• [DATASET EXCERPT]
• • • • • • •

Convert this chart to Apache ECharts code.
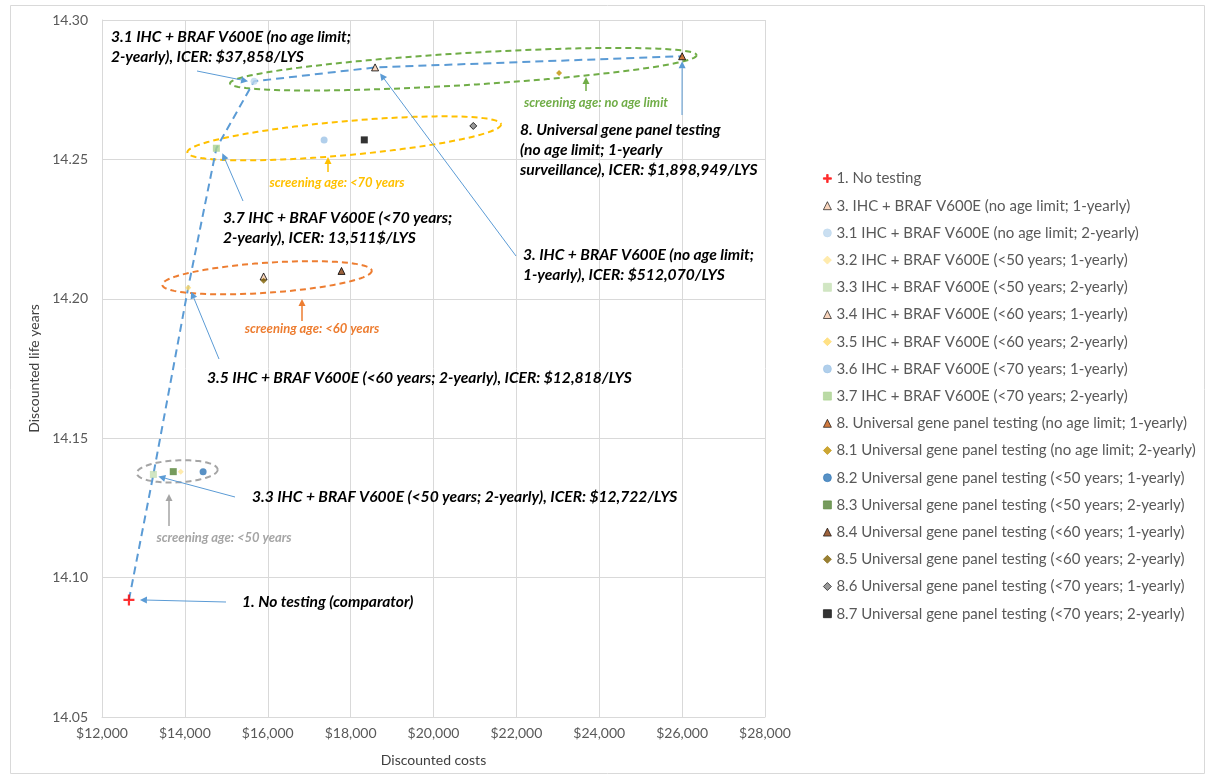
<!DOCTYPE html>
<html>
<head>
<meta charset="utf-8">
<title>Discounted costs vs discounted life years</title>
<script src="https://cdn.jsdelivr.net/npm/echarts@6/dist/echarts.min.js"></script>
<style>
  html, body { margin: 0; padding: 0; background: #fff; }
  #chart { width: 1206px; height: 776px; }
</style>
</head>
<body>
<div id="chart"></div>
<script>
// ---- data ----
const strategyCodes = ['1', '3', '3.1', '3.2', '3.3', '3.4', '3.5', '3.6', '3.7',
                       '8', '8.1', '8.2', '8.3', '8.4', '8.5', '8.6', '8.7'];
const strategyNames = [
  '1. No testing',
  '3. IHC + BRAF V600E (no age limit; 1-yearly)',
  '3.1 IHC + BRAF V600E (no age limit; 2-yearly)',
  '3.2 IHC + BRAF V600E (<50 years; 1-yearly)',
  '3.3 IHC + BRAF V600E (<50 years; 2-yearly)',
  '3.4 IHC + BRAF V600E (<60 years; 1-yearly)',
  '3.5 IHC + BRAF V600E (<60 years; 2-yearly)',
  '3.6 IHC + BRAF V600E (<70 years; 1-yearly)',
  '3.7 IHC + BRAF V600E (<70 years; 2-yearly)',
  '8. Universal gene panel testing (no age limit; 1-yearly)',
  '8.1 Universal gene panel testing (no age limit; 2-yearly)',
  '8.2 Universal gene panel testing (<50 years; 1-yearly)',
  '8.3 Universal gene panel testing (<50 years; 2-yearly)',
  '8.4 Universal gene panel testing (<60 years; 1-yearly)',
  '8.5 Universal gene panel testing (<60 years; 2-yearly)',
  '8.6 Universal gene panel testing (<70 years; 1-yearly)',
  '8.7 Universal gene panel testing (<70 years; 2-yearly)'
];
const costs = [12650, 18590, 15670, 13900, 13240, 15900, 14080, 17360, 14760,
               26000, 23030, 14440, 13720, 17780, 15900, 20960, 18330];
const lifeYears = [14.092, 14.283, 14.278, 14.138, 14.137, 14.208, 14.204, 14.257, 14.254,
                   14.287, 14.281, 14.138, 14.138, 14.210, 14.2065, 14.262, 14.257];
// efficiency frontier (dashed blue line), in order
const frontierCodes = ['1', '3.3', '3.5', '3.7', '3.1', '3', '8'];

const costTicks = [12000, 14000, 16000, 18000, 20000, 22000, 24000, 26000, 28000];
const lifeYearTicks = [14.05, 14.10, 14.15, 14.20, 14.25, 14.30];

// ---- marker looks (same order as strategyCodes) ----
const PLUS = 'path://M4,0H6V4H10V6H6V10H4V6H0V4H4Z';
const markers = [
  { symbol: PLUS, size: 11, color: '#FF0000' },
  { symbol: 'triangle', size: 7, color: '#F8CBAD', border: '#000' },
  { symbol: 'circle', size: 7, color: '#BDD7EE' },
  { symbol: 'diamond', size: 6, color: '#FFE699' },
  { symbol: 'rect', size: 7, color: '#C5E0B4' },
  { symbol: 'triangle', size: 7, color: '#F8CBAD', border: '#000' },
  { symbol: 'diamond', size: 6, color: '#FFD966' },
  { symbol: 'circle', size: 7, color: '#9DC3E6' },
  { symbol: 'rect', size: 7, color: '#A9D18E' },
  { symbol: 'triangle', size: 7, color: '#C55A11', border: '#000' },
  { symbol: 'diamond', size: 6, color: '#BF9000' },
  { symbol: 'circle', size: 7, color: '#2E75B6' },
  { symbol: 'rect', size: 7, color: '#548235' },
  { symbol: 'triangle', size: 7, color: '#843C0C', border: '#000' },
  { symbol: 'diamond', size: 6, color: '#7F6000' },
  { symbol: 'diamond', size: 7, color: '#7F7F7F', border: '#000' },
  { symbol: 'rect', size: 7, color: '#000000' }
];

const chart = echarts.init(document.getElementById('chart'));
const labelFont = 'Lato';

const frontierData = frontierCodes.map(c => {
  const i = strategyCodes.indexOf(c);
  return [costs[i], lifeYears[i]];
});

const series = [{
  name: 'frontier',
  type: 'line',
  data: frontierData,
  symbol: 'none',
  silent: true,
  z: 1,
  lineStyle: { color: '#5B9BD5', width: 2, type: [8, 5] }
}];
strategyNames.forEach((name, i) => {
  const m = markers[i];
  series.push({
    name: name,
    type: 'scatter',
    z: 3,
    data: [[costs[i], lifeYears[i]]],
    symbol: m.symbol,
    symbolSize: m.size,
    itemStyle: {
      color: m.color,
      borderColor: m.border || m.color,
      borderWidth: m.border ? 1 : 0
    }
  });
});

chart.setOption({
  animation: false,
  textStyle: { fontFamily: labelFont },
  grid: { left: 102, right: 441, top: 20, bottom: 59 },
  legend: {
    data: strategyNames,
    orient: 'vertical',
    left: 818,
    top: 166,
    itemWidth: 8,
    itemHeight: 8,
    itemGap: 12.2,
    itemStyle: { borderWidth: 0.8 },
    textStyle: { color: '#595959', fontSize: 15, fontFamily: labelFont }
  },
  xAxis: {
    type: 'value',
    min: costTicks[0],
    max: costTicks[costTicks.length - 1],
    interval: costTicks[1] - costTicks[0],
    name: 'Discounted costs',
    nameLocation: 'middle',
    nameGap: 36,
    nameTextStyle: { color: '#404040', fontSize: 14 },
    axisLine: { lineStyle: { color: '#D9D9D9' } },
    axisTick: { show: false },
    axisLabel: {
      color: '#595959', fontSize: 14, margin: 9,
      formatter: v => '$' + v.toLocaleString('en-US')
    },
    splitLine: { lineStyle: { color: '#D9D9D9' } }
  },
  yAxis: {
    type: 'value',
    min: lifeYearTicks[0],
    max: lifeYearTicks[lifeYearTicks.length - 1],
    interval: 0.05,
    name: 'Discounted life years',
    nameLocation: 'middle',
    nameGap: 58,
    nameTextStyle: { color: '#404040', fontSize: 14 },
    axisLine: { show: true, lineStyle: { color: '#D9D9D9' } },
    axisTick: { show: false },
    axisLabel: {
      color: '#595959', fontSize: 14, margin: 14,
      formatter: v => v.toFixed(2)
    },
    splitLine: { lineStyle: { color: '#D9D9D9' } }
  },
  series: series
});

// ---- annotations: ellipses, arrows, call-out text ----
function px(cost, ly) {
  return chart.convertToPixel({ gridIndex: 0 }, [cost, ly]);
}
function pointPx(code) {
  const i = strategyCodes.indexOf(code);
  return px(costs[i], lifeYears[i]);
}

function arrow(x1, y1, x2, y2, color, width, len, half) {
  const a = Math.atan2(y2 - y1, x2 - x1);
  const bx = x2 - len * Math.cos(a), by = y2 - len * Math.sin(a);
  return [
    { type: 'line', silent: true, shape: { x1: x1, y1: y1, x2: bx, y2: by },
      style: { stroke: color, lineWidth: width } },
    { type: 'polygon', silent: true,
      shape: { points: [[x2, y2],
        [bx + half * Math.sin(a), by - half * Math.cos(a)],
        [bx - half * Math.sin(a), by + half * Math.cos(a)]] },
      style: { fill: color } }
  ];
}

function ellipse(left, right, ry, color) {
  const a = px(left[0], left[1]), b = px(right[0], right[1]);
  const cx = (a[0] + b[0]) / 2, cy = (a[1] + b[1]) / 2;
  const rx = Math.hypot(b[0] - a[0], b[1] - a[1]) / 2;
  const ang = Math.atan2(b[1] - a[1], b[0] - a[0]);
  const pts = [];
  for (let k = 0; k <= 120; k++) {
    const t = k / 120 * Math.PI * 2;
    const ex = rx * Math.cos(t), ey = ry * Math.sin(t);
    pts.push([cx + ex * Math.cos(ang) - ey * Math.sin(ang),
              cy + ex * Math.sin(ang) + ey * Math.cos(ang)]);
  }
  return { type: 'polyline', silent: true, shape: { points: pts },
    style: { stroke: color, lineWidth: 2, lineDash: [6, 4], fill: null } };
}

// screening-age groups: ellipse ends in data units
const groups = [
  { left: [15090, 14.2773], right: [26350, 14.2874], ry: 16, color: '#70AD47',
    text: 'screening age: no age limit', tx: 596, ty: 103, arrow: [586, 91, 586, 77] },
  { left: [14060, 14.2525], right: [21630, 14.2626], ry: 17, color: '#FFC000',
    text: 'screening age: <70 years', tx: 337, ty: 183, arrow: [328, 172, 328, 157] },
  { left: [13455, 14.2050], right: [18510, 14.2101], ry: 15, color: '#ED7D31',
    text: 'screening age: <60 years', tx: 312, ty: 329, arrow: [302, 321, 302, 299] },
  { left: [12840, 14.1374], right: [14790, 14.1388], ry: 11, color: '#A5A5A5',
    text: 'screening age: <50 years', tx: 224, ty: 538, arrow: [169, 526, 169, 494] }
];

// ICER call-outs: text block + arrow from tail to the strategy's marker
const callouts = [
  { code: '3.1', text: '3.1 IHC + BRAF V600E (no age limit;\n2-yearly), ICER: $37,858/LYS',
    x: 111, y: 27, tail: [197, 71], off: [-6, 0] },
  { code: '8', text: '8. Universal gene panel testing\n(no age limit; 1-yearly\nsurveillance), ICER: $1,898,949/LYS',
    x: 520, y: 120, tail: [682, 115], off: [0, 5] },
  { code: '3.7', text: '3.7 IHC + BRAF V600E (<70 years;\n2-yearly), ICER: 13,511$/LYS',
    x: 223, y: 208, tail: [243, 201], off: [6, 5] },
  { code: '3', text: '3. IHC + BRAF V600E (no age limit;\n1-yearly), ICER: $512,070/LYS',
    x: 523, y: 245, tail: [516, 256], off: [5, 6] },
  { code: '3.5', text: '3.5 IHC + BRAF V600E (<60 years; 2-yearly), ICER: $12,818/LYS',
    x: 207, y: 368, tail: [219, 359], off: [3, 4] },
  { code: '3.3', text: '3.3 IHC + BRAF V600E (<50 years; 2-yearly), ICER: $12,722/LYS',
    x: 252, y: 487, tail: [235, 497], off: [5, 2] },
  { code: '1', text: '1. No testing (comparator)',
    x: 242, y: 592, tail: [226, 602], off: [11, 0] }
];

const graphics = [];
// outer chart-area border
graphics.push({ type: 'rect', silent: true, shape: { x: 10.5, y: 5.5, width: 1194, height: 768 },
  style: { stroke: '#D9D9D9', fill: null, lineWidth: 1 }, z: -10 });

groups.forEach(g => {
  graphics.push(ellipse(g.left, g.right, g.ry, g.color));
  graphics.push(...arrow(g.arrow[0], g.arrow[1], g.arrow[2], g.arrow[3], g.color, 1.5, 7, 3.5));
  graphics.push({ type: 'text', silent: true, style: {
    text: g.text, x: g.tx, y: g.ty, fill: g.color,
    font: 'italic bold 13px ' + labelFont, align: 'center', verticalAlign: 'middle' } });
});

callouts.forEach(c => {
  const p = pointPx(c.code);
  graphics.push(...arrow(c.tail[0], c.tail[1], p[0] + c.off[0], p[1] + c.off[1], '#5B9BD5', 1, 7, 3.5));
  graphics.push({ type: 'text', silent: true, style: {
    text: c.text, x: c.x, y: c.y, fill: '#000',
    font: 'italic bold 15.6px ' + labelFont, lineHeight: 20, align: 'left', verticalAlign: 'top' } });
});

chart.setOption({ graphic: graphics });
</script>
</body>
</html>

• • • • • • •

• [EXERCISE AIM] Repeat the listing above exactly from its first line to the line containing "14.20, 14.25, 14.30];", both included, and omit the pictures.

• [TASK SOLUTION]
Convert this chart to Apache ECharts code.
<!DOCTYPE html>
<html>
<head>
<meta charset="utf-8">
<title>Discounted costs vs discounted life years</title>
<script src="https://cdn.jsdelivr.net/npm/echarts@6/dist/echarts.min.js"></script>
<style>
  html, body { margin: 0; padding: 0; background: #fff; }
  #chart { width: 1206px; height: 776px; }
</style>
</head>
<body>
<div id="chart"></div>
<script>
// ---- data ----
const strategyCodes = ['1', '3', '3.1', '3.2', '3.3', '3.4', '3.5', '3.6', '3.7',
                       '8', '8.1', '8.2', '8.3', '8.4', '8.5', '8.6', '8.7'];
const strategyNames = [
  '1. No testing',
  '3. IHC + BRAF V600E (no age limit; 1-yearly)',
  '3.1 IHC + BRAF V600E (no age limit; 2-yearly)',
  '3.2 IHC + BRAF V600E (<50 years; 1-yearly)',
  '3.3 IHC + BRAF V600E (<50 years; 2-yearly)',
  '3.4 IHC + BRAF V600E (<60 years; 1-yearly)',
  '3.5 IHC + BRAF V600E (<60 years; 2-yearly)',
  '3.6 IHC + BRAF V600E (<70 years; 1-yearly)',
  '3.7 IHC + BRAF V600E (<70 years; 2-yearly)',
  '8. Universal gene panel testing (no age limit; 1-yearly)',
  '8.1 Universal gene panel testing (no age limit; 2-yearly)',
  '8.2 Universal gene panel testing (<50 years; 1-yearly)',
  '8.3 Universal gene panel testing (<50 years; 2-yearly)',
  '8.4 Universal gene panel testing (<60 years; 1-yearly)',
  '8.5 Universal gene panel testing (<60 years; 2-yearly)',
  '8.6 Universal gene panel testing (<70 years; 1-yearly)',
  '8.7 Universal gene panel testing (<70 years; 2-yearly)'
];
const costs = [12650, 18590, 15670, 13900, 13240, 15900, 14080, 17360, 14760,
               26000, 23030, 14440, 13720, 17780, 15900, 20960, 18330];
const lifeYears = [14.092, 14.283, 14.278, 14.138, 14.137, 14.208, 14.204, 14.257, 14.254,
                   14.287, 14.281, 14.138, 14.138, 14.210, 14.2065, 14.262, 14.257];
// efficiency frontier (dashed blue line), in order
const frontierCodes = ['1', '3.3', '3.5', '3.7', '3.1', '3', '8'];

const costTicks = [12000, 14000, 16000, 18000, 20000, 22000, 24000, 26000, 28000];
const lifeYearTicks = [14.05, 14.10, 14.15, 14.20, 14.25, 14.30];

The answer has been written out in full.